Viele verwirrt zum Beispiel mein Bild Four, auf dem zwei gleich aussehende junge Männer und zwei gleich aussehende Jungs zusammen in einer Vierer-Gruppe zusammenstehen. Sind die jungen Zwillinge die Klone der älteren? Aber auch das Verhältnis Bild-Betrachter interessiert mich in diesem Zusammenhang: eine Gruppe Personen, vereint durch ein ähnliches Erscheinungsbild, wie in der Zeichnung „Sippe“ steht einem einzelnen Betrachter gegenüber. Die Gruppe wirkt allein durch ihre Überzahl und Ähnlichkeit merkwürdig überlegen und wissend, obwohl sie gleichzeitig zur Schau gestellt wird.
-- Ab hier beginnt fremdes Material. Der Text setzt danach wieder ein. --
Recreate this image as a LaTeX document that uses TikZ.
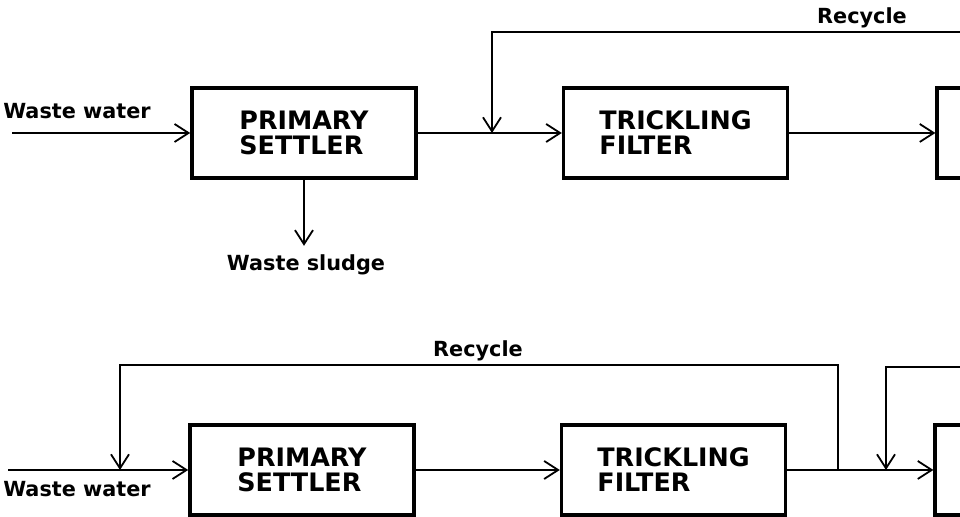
\documentclass[tikz,border=0pt]{standalone}
\usepackage{fontspec}
\setmainfont{DejaVu Sans}
\usetikzlibrary{positioning,arrows.meta}

\begin{document}
\begin{tikzpicture}[x=0.5pt,y=0.5pt,
      unitbox/.style={draw,line width=1.8pt,minimum width=112pt,minimum height=45pt,inner sep=0pt,align=left,font=\bfseries\fontsize{12.7}{12.5}\selectfont},
      lbl/.style={font=\bfseries\fontsize{10.4}{12}\selectfont,inner sep=0pt},
      stream/.style={line width=0.9pt,-{Straight Barb[length=7pt,width=9pt]}}]
    \useasboundingbox (0,0) rectangle (960,517);
    \clip (0,0) rectangle (960,517);

    % upper scheme
    \node[unitbox] (ps1) at (304,384) {PRIMARY\\SETTLER};
    \node[unitbox,right=72pt of ps1] (tf1) {TRICKLING\\FILTER};
    \node[unitbox,right=73pt of tf1] (cl1) {};
    \coordinate (in1) at (12,384);
    \coordinate (j1) at (492,384);
    \coordinate (rc1) at (970,485);
    \coordinate (sl1) at ([yshift=-33pt]ps1.south);
    \node[lbl] (ww1) at (77,406) {Waste water};
    \node[lbl] (ws1) at (306,252) {Waste sludge};
    \node[lbl] (rl1) at (862,499) {Recycle};
    \draw[stream] (in1) -- (ps1);
    \draw[stream] (ps1) -- (sl1);
    \draw[stream] (ps1) -- (tf1);
    \draw[stream] (tf1) -- (cl1);
    \draw[stream] (rc1) -| (j1);

    % lower scheme
    \node[unitbox] (ps2) at (302,47) {PRIMARY\\SETTLER};
    \node[unitbox,right=72pt of ps2] (tf2) {TRICKLING\\FILTER};
    \node[unitbox,right=73pt of tf2] (cl2) {};
    \coordinate (in2) at (8,47);
    \coordinate (j2) at (120,47);
    \coordinate (s2) at (838,47);
    \coordinate (j3) at (886,47);
    \coordinate (rc2) at (970,150);
    \node[lbl] (ww2) at (77,28) {Waste water};
    \node[lbl] (rl2) at (478,166) {Recycle};
    \draw[stream] (in2) -- (ps2);
    \draw[stream] (ps2) -- (tf2);
    \draw[stream] (tf2) -- (cl2);
    \draw[stream] (s2) |- ([yshift=52.5pt]j2) -- (j2);
    \draw[stream] (rc2) -| (j3);
  \end{tikzpicture}
\end{document}
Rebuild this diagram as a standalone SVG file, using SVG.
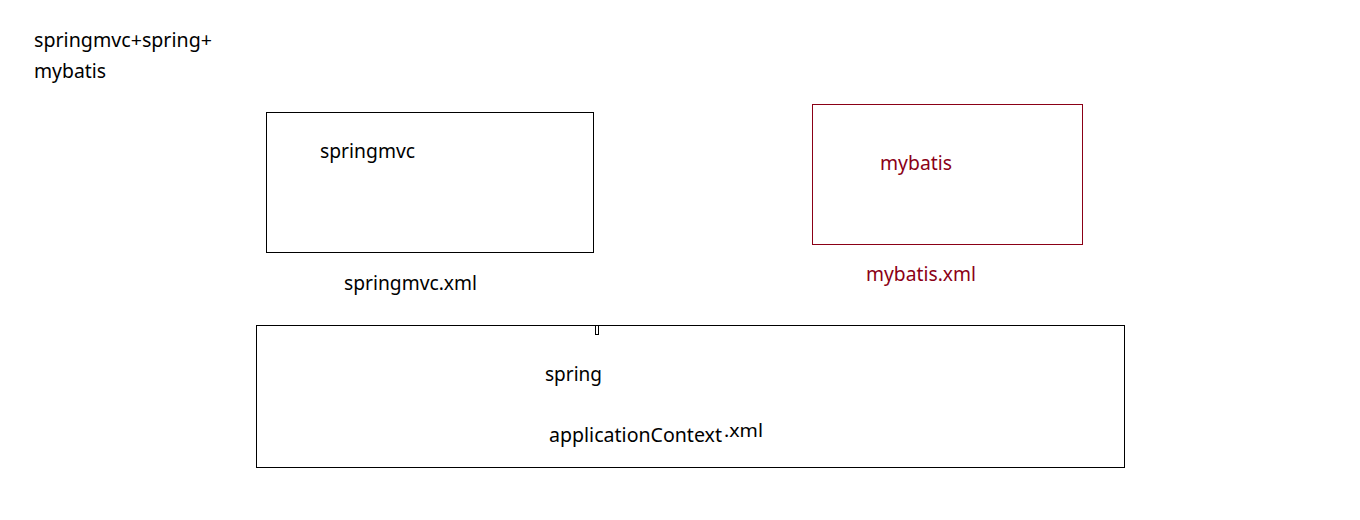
<svg xmlns="http://www.w3.org/2000/svg" width="1360" height="520" viewBox="0 0 1360 520">
<style>
text{font-family:"Noto Sans","Open Sans",sans-serif;font-size:19px;fill:#000}
.red{fill:#8b0016}
.box{fill:none;stroke:#000;stroke-width:1}
.rbox{fill:none;stroke:#8b0016;stroke-width:1}
</style>
<rect width="1360" height="520" fill="#fff"/>
<g id="title">
<text x="34" y="47" textLength="178" lengthAdjust="spacingAndGlyphs">springmvc+spring+</text>
<text x="34" y="78" textLength="72" lengthAdjust="spacingAndGlyphs">mybatis</text>
</g>
<g id="springmvc">
<rect class="box" x="266.5" y="112.5" width="327" height="140"/>
<text x="320" y="158" textLength="95" lengthAdjust="spacingAndGlyphs">springmvc</text>
<text x="344" y="290" textLength="133" lengthAdjust="spacingAndGlyphs">springmvc.xml</text>
</g>
<g id="mybatis">
<rect class="rbox" x="812.5" y="104.5" width="270" height="140"/>
<text class="red" x="880" y="170" textLength="72" lengthAdjust="spacingAndGlyphs">mybatis</text>
<text class="red" x="866" y="281" textLength="110" lengthAdjust="spacingAndGlyphs">mybatis.xml</text>
</g>
<g id="spring">
<rect class="box" x="256.5" y="325.5" width="868" height="142"/>
<rect class="box" x="595.5" y="325.5" width="3" height="9"/>
<text x="545" y="381" textLength="57" lengthAdjust="spacingAndGlyphs">spring</text>
<text x="549" y="442" textLength="173" lengthAdjust="spacingAndGlyphs">applicationContext</text>
<text x="724" y="437" style="font-size:18px" textLength="39" lengthAdjust="spacingAndGlyphs">.xml</text>
</g>
<g id="connectors"></g>
</svg>
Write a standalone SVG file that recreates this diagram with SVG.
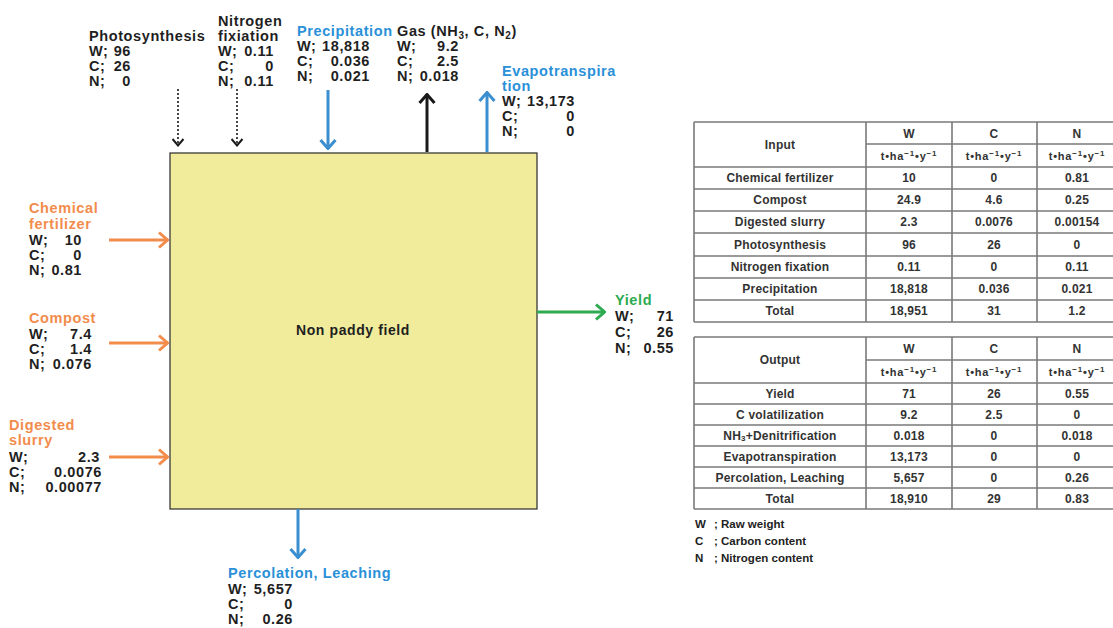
<svg xmlns="http://www.w3.org/2000/svg" width="1113" height="628" viewBox="0 0 1113 628">
<style>
  text { font-family: "Liberation Sans", Arial, sans-serif; font-weight: bold; }
  .lbl { font-size: 14.5px; letter-spacing: 0.6px; fill: #1f1f1f; }
  .blue { fill: #2a90d8; }
  .orange { fill: #f28c4c; }
  .green { fill: #2eaa50; }
  .end { text-anchor: end; }
  .tb { font-size: 12px; fill: #333; text-anchor: middle; letter-spacing: 0.2px; }
  .unit { font-size: 11px; fill: #333; text-anchor: middle; letter-spacing: 0.8px; }
  .sup { font-size: 8px; }
  .leg { font-size: 11.5px; fill: #222; }
  .grid { stroke: #7a7a7a; stroke-width: 1.6; fill: none; }
  .c-or { stroke: #f28c4c; stroke-width: 3; fill: none; }
  .c-bl { stroke: #3a8fd0; stroke-width: 3; fill: none; }
  .c-gr { stroke: #2eaa50; stroke-width: 3; fill: none; }
  .c-bk { stroke: #1a1a1a; stroke-width: 3; fill: none; }
  .c-dot { stroke: #1a1a1a; stroke-width: 1.6; stroke-dasharray: 2 2; fill: none; }
</style>
<defs>
  <marker id="m-or" viewBox="0 0 12 18" refX="11" refY="9" markerWidth="12" markerHeight="18" markerUnits="userSpaceOnUse" orient="auto"><path d="M2,1.5 L10.5,9 L2,16.5" fill="none" stroke="#f28c4c" stroke-width="3"/></marker>
  <marker id="m-bl" viewBox="0 0 12 18" refX="11" refY="9" markerWidth="12" markerHeight="18" markerUnits="userSpaceOnUse" orient="auto"><path d="M2,1.5 L10.5,9 L2,16.5" fill="none" stroke="#3a8fd0" stroke-width="3"/></marker>
  <marker id="m-gr" viewBox="0 0 12 18" refX="11" refY="9" markerWidth="12" markerHeight="18" markerUnits="userSpaceOnUse" orient="auto"><path d="M2,1.5 L10.5,9 L2,16.5" fill="none" stroke="#2eaa50" stroke-width="3"/></marker>
  <marker id="m-bk" viewBox="0 0 12 18" refX="11" refY="9" markerWidth="12" markerHeight="18" markerUnits="userSpaceOnUse" orient="auto"><path d="M2,1.5 L10.5,9 L2,16.5" fill="none" stroke="#1a1a1a" stroke-width="3"/></marker>
  <marker id="m-dot" viewBox="0 0 9 13" refX="8" refY="6.5" markerWidth="9" markerHeight="13" markerUnits="userSpaceOnUse" orient="auto"><path d="M1,1 L7.5,6.5 L1,12" fill="none" stroke="#1a1a1a" stroke-width="2"/></marker>
</defs>
<rect width="1113" height="628" fill="#ffffff"/>

<g id="field">
  <rect x="170" y="153" width="367" height="356" fill="#f0ec9c" stroke="#2a2a2a" stroke-width="1.2"/>
  <text x="353" y="335" class="lbl" text-anchor="middle" style="font-size:14px">Non paddy field</text>
</g>

<g id="connectors">
  <line x1="178" y1="89" x2="178" y2="146" class="c-dot" marker-end="url(#m-dot)"/>
  <line x1="237" y1="89" x2="237" y2="146" class="c-dot" marker-end="url(#m-dot)"/>
  <line x1="328" y1="90" x2="328" y2="149" class="c-bl" marker-end="url(#m-bl)"/>
  <line x1="427" y1="152" x2="427" y2="94" class="c-bk" marker-end="url(#m-bk)"/>
  <line x1="487" y1="152" x2="487" y2="92" class="c-bl" marker-end="url(#m-bl)"/>
  <line x1="109" y1="240" x2="168" y2="240" class="c-or" marker-end="url(#m-or)"/>
  <line x1="109" y1="343" x2="168" y2="343" class="c-or" marker-end="url(#m-or)"/>
  <line x1="109" y1="457" x2="168" y2="457" class="c-or" marker-end="url(#m-or)"/>
  <line x1="537" y1="312" x2="605" y2="312" class="c-gr" marker-end="url(#m-gr)"/>
  <line x1="298" y1="509" x2="298" y2="558" class="c-bl" marker-end="url(#m-bl)"/>
</g>

<g id="photosynthesis" class="lbl">
  <text x="89" y="41">Photosynthesis</text>
  <text y="56"><tspan x="89">W;</tspan><tspan x="131" class="end">96</tspan></text>
  <text y="71"><tspan x="89">C;</tspan><tspan x="131" class="end">26</tspan></text>
  <text y="86"><tspan x="89">N;</tspan><tspan x="131" class="end">0</tspan></text>
</g>

<g id="nitrogen-fixation" class="lbl">
  <text x="218" y="26">Nitrogen</text>
  <text x="218" y="41">fixiation</text>
  <text y="56"><tspan x="218">W;</tspan><tspan x="274" class="end">0.11</tspan></text>
  <text y="71"><tspan x="218">C;</tspan><tspan x="274" class="end">0</tspan></text>
  <text y="86"><tspan x="218">N;</tspan><tspan x="274" class="end">0.11</tspan></text>
</g>

<g id="precipitation" class="lbl">
  <text x="297" y="36" class="blue">Precipitation</text>
  <text y="51"><tspan x="297">W;</tspan><tspan x="370" class="end">18,818</tspan></text>
  <text y="66"><tspan x="297">C;</tspan><tspan x="370" class="end">0.036</tspan></text>
  <text y="81"><tspan x="297">N;</tspan><tspan x="370" class="end">0.021</tspan></text>
</g>

<g id="gas" class="lbl">
  <text x="397" y="36">Gas (NH<tspan font-size="10" dy="3">3</tspan><tspan dy="-3">, C, N</tspan><tspan font-size="10" dy="3">2</tspan><tspan dy="-3">)</tspan></text>
  <text y="51"><tspan x="397">W;</tspan><tspan x="459" class="end">9.2</tspan></text>
  <text y="66"><tspan x="397">C;</tspan><tspan x="459" class="end">2.5</tspan></text>
  <text y="81"><tspan x="397">N;</tspan><tspan x="459" class="end">0.018</tspan></text>
</g>

<g id="evapotranspiration" class="lbl">
  <text x="502" y="76" class="blue">Evapotranspira</text>
  <text x="502" y="91" class="blue">tion</text>
  <text y="106"><tspan x="502">W;</tspan><tspan x="575" class="end">13,173</tspan></text>
  <text y="121"><tspan x="502">C;</tspan><tspan x="575" class="end">0</tspan></text>
  <text y="136"><tspan x="502">N;</tspan><tspan x="575" class="end">0</tspan></text>
</g>

<g id="chemical-fertilizer" class="lbl">
  <text x="29" y="213" class="orange">Chemical</text>
  <text x="29" y="229" class="orange">fertilizer</text>
  <text y="245"><tspan x="29">W;</tspan><tspan x="82" class="end">10</tspan></text>
  <text y="260"><tspan x="29">C;</tspan><tspan x="82" class="end">0</tspan></text>
  <text y="275"><tspan x="29">N;</tspan><tspan x="82" class="end">0.81</tspan></text>
</g>

<g id="compost" class="lbl">
  <text x="29" y="323" class="orange">Compost</text>
  <text y="339"><tspan x="29">W;</tspan><tspan x="92" class="end">7.4</tspan></text>
  <text y="354"><tspan x="29">C;</tspan><tspan x="92" class="end">1.4</tspan></text>
  <text y="369"><tspan x="29">N;</tspan><tspan x="92" class="end">0.076</tspan></text>
</g>

<g id="digested-slurry" class="lbl">
  <text x="9" y="430" class="orange">Digested</text>
  <text x="9" y="445" class="orange">slurry</text>
  <text y="462"><tspan x="9">W;</tspan><tspan x="100" class="end">2.3</tspan></text>
  <text y="477"><tspan x="9">C;</tspan><tspan x="102" class="end">0.0076</tspan></text>
  <text y="492"><tspan x="9">N;</tspan><tspan x="102" class="end">0.00077</tspan></text>
</g>

<g id="yield" class="lbl">
  <text x="615" y="305" class="green">Yield</text>
  <text y="321"><tspan x="615">W;</tspan><tspan x="674" class="end">71</tspan></text>
  <text y="337"><tspan x="615">C;</tspan><tspan x="674" class="end">26</tspan></text>
  <text y="353"><tspan x="615">N;</tspan><tspan x="674" class="end">0.55</tspan></text>
</g>

<g id="percolation" class="lbl">
  <text x="228" y="578" class="blue">Percolation, Leaching</text>
  <text y="594"><tspan x="228">W;</tspan><tspan x="293" class="end">5,657</tspan></text>
  <text y="609"><tspan x="228">C;</tspan><tspan x="293" class="end">0</tspan></text>
  <text y="624"><tspan x="228">N;</tspan><tspan x="293" class="end">0.26</tspan></text>
</g>

<g id="input-table">
  <rect x="694" y="122" width="430" height="200" fill="#ffffff"/>
  <path class="grid" d="M694,122 H1125 M866,144 H1125 M694,167 H1125 M694,189 H1125 M694,211 H1125 M694,233 H1125 M694,256 H1125 M694,278 H1125 M694,300 H1125 M694,322 H1125 M694,122 V322 M866,122 V322 M952,122 V322 M1037,122 V322"/>
  <text x="780" y="149" class="tb">Input</text>
  <text x="909" y="138" class="tb">W</text>
  <text x="994" y="138" class="tb">C</text>
  <text x="1077" y="138" class="tb">N</text>
  <text x="909" y="160" class="unit">t•ha<tspan class="sup" dy="-4">−1</tspan><tspan dy="4">•y</tspan><tspan class="sup" dy="-4">−1</tspan></text>
  <text x="994" y="160" class="unit">t•ha<tspan class="sup" dy="-4">−1</tspan><tspan dy="4">•y</tspan><tspan class="sup" dy="-4">−1</tspan></text>
  <text x="1077" y="160" class="unit">t•ha<tspan class="sup" dy="-4">−1</tspan><tspan dy="4">•y</tspan><tspan class="sup" dy="-4">−1</tspan></text>
  <text x="780" y="182" class="tb">Chemical fertilizer</text><text x="909" y="182" class="tb">10</text><text x="994" y="182" class="tb">0</text><text x="1077" y="182" class="tb">0.81</text>
  <text x="780" y="204" class="tb">Compost</text><text x="909" y="204" class="tb">24.9</text><text x="994" y="204" class="tb">4.6</text><text x="1077" y="204" class="tb">0.25</text>
  <text x="780" y="226" class="tb">Digested slurry</text><text x="909" y="226" class="tb">2.3</text><text x="994" y="226" class="tb">0.0076</text><text x="1077" y="226" class="tb">0.00154</text>
  <text x="780" y="249" class="tb">Photosynthesis</text><text x="909" y="249" class="tb">96</text><text x="994" y="249" class="tb">26</text><text x="1077" y="249" class="tb">0</text>
  <text x="780" y="271" class="tb">Nitrogen fixation</text><text x="909" y="271" class="tb">0.11</text><text x="994" y="271" class="tb">0</text><text x="1077" y="271" class="tb">0.11</text>
  <text x="780" y="293" class="tb">Precipitation</text><text x="909" y="293" class="tb">18,818</text><text x="994" y="293" class="tb">0.036</text><text x="1077" y="293" class="tb">0.021</text>
  <text x="780" y="315" class="tb">Total</text><text x="909" y="315" class="tb">18,951</text><text x="994" y="315" class="tb">31</text><text x="1077" y="315" class="tb">1.2</text>
</g>

<g id="output-table">
  <rect x="694" y="337" width="430" height="172" fill="#ffffff"/>
  <path class="grid" d="M694,337 H1125 M866,360 H1125 M694,383 H1125 M694,404 H1125 M694,425 H1125 M694,446 H1125 M694,467 H1125 M694,488 H1125 M694,509 H1125 M694,337 V509 M866,337 V509 M952,337 V509 M1037,337 V509"/>
  <text x="780" y="364" class="tb">Output</text>
  <text x="909" y="353" class="tb">W</text>
  <text x="994" y="353" class="tb">C</text>
  <text x="1077" y="353" class="tb">N</text>
  <text x="909" y="376" class="unit">t•ha<tspan class="sup" dy="-4">−1</tspan><tspan dy="4">•y</tspan><tspan class="sup" dy="-4">−1</tspan></text>
  <text x="994" y="376" class="unit">t•ha<tspan class="sup" dy="-4">−1</tspan><tspan dy="4">•y</tspan><tspan class="sup" dy="-4">−1</tspan></text>
  <text x="1077" y="376" class="unit">t•ha<tspan class="sup" dy="-4">−1</tspan><tspan dy="4">•y</tspan><tspan class="sup" dy="-4">−1</tspan></text>
  <text x="780" y="398" class="tb">Yield</text><text x="909" y="398" class="tb">71</text><text x="994" y="398" class="tb">26</text><text x="1077" y="398" class="tb">0.55</text>
  <text x="780" y="419" class="tb">C volatilization</text><text x="909" y="419" class="tb">9.2</text><text x="994" y="419" class="tb">2.5</text><text x="1077" y="419" class="tb">0</text>
  <text x="780" y="440" class="tb">NH<tspan font-size="8" dy="1">3</tspan><tspan dy="-1">+Denitrification</tspan></text><text x="909" y="440" class="tb">0.018</text><text x="994" y="440" class="tb">0</text><text x="1077" y="440" class="tb">0.018</text>
  <text x="780" y="461" class="tb">Evapotranspiration</text><text x="909" y="461" class="tb">13,173</text><text x="994" y="461" class="tb">0</text><text x="1077" y="461" class="tb">0</text>
  <text x="780" y="482" class="tb">Percolation, Leaching</text><text x="909" y="482" class="tb">5,657</text><text x="994" y="482" class="tb">0</text><text x="1077" y="482" class="tb">0.26</text>
  <text x="780" y="503" class="tb">Total</text><text x="909" y="503" class="tb">18,910</text><text x="994" y="503" class="tb">29</text><text x="1077" y="503" class="tb">0.83</text>
</g>

<g id="legend" class="leg">
  <text x="695" y="528">W</text><text x="714" y="528">; Raw weight</text>
  <text x="695" y="545">C</text><text x="714" y="545">; Carbon content</text>
  <text x="695" y="562">N</text><text x="714" y="562">; Nitrogen content</text>
</g>
</svg>
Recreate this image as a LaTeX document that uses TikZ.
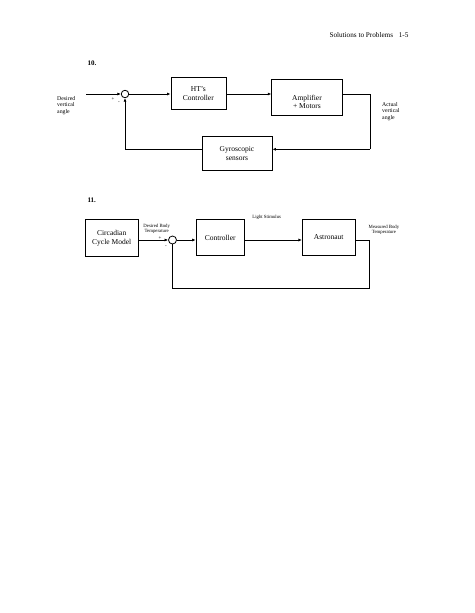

„Simone Haacks Porträts verweigern nicht nur die Repräsentation eines Individuums, sie stellen auch die Wahrnehmung einer persönlichen Identität in Frage“ schreibt Dr. Rainer Beßling in dem Text der Einführung zur Ausstellungseröffnung am 13. Oktober 2019. Können Sie uns etwas mehr darüber sagen?
Rainer Beßling spielt darauf an, dass es in meinen (fiktionalen) Bildnissen nicht um die abbildhafte Darstellung einer konkreten Person geht – also um die Repräsentation eines Individuums-, und dass durch die mehrfache Darstellung einer Person, Dopplungen oder „Mehrungen“, eben auch die Individualität des Einzelnen infrage gestellt wird.
Welche sind Ihre Projekte für die Zukunft?
In der nächsten Zeit gibt es einige Ausstellungen: das größte Projekt ist eine Einzelausstellung in der Kunsthalle Brennabor in Brandenburg, die am 17.Januar 2020 eröffnet wird. Dort zeige ich Bilder aus den letzten 12 Jahren. Die Galerie Schmalfuss Berlin eröffnet am 11.1.2020 eine Gruppenausstellung zum Thema „Landschaft“, in der ich mit ein paar Arbeiten vertreten bin, und sie wird meine Bilder auf der diesjährigen Art Karlsruhe (13.-16.2.) in einer One-Artist-Show präsentieren. Dann gibt es zum Berliner Gallery-week-end eine große Ausstellung im Kühlhaus, von Uwe Goldenstein kuratiert (Eröffnung 29.4.), mit Künstlern seiner Galerie Selected Artists und vielen anderen, und eine Ausstellung The New Triumph of Painting im Frissiras Museum in Athen, Eröffnung im Mai.
Die Arbeiten von Simone Haack sind noch bis zum 16. Februar 2020 in der Gruppenausstellung im Krankenhaus-Museum/Galerie im Park in Bremen zu sehen.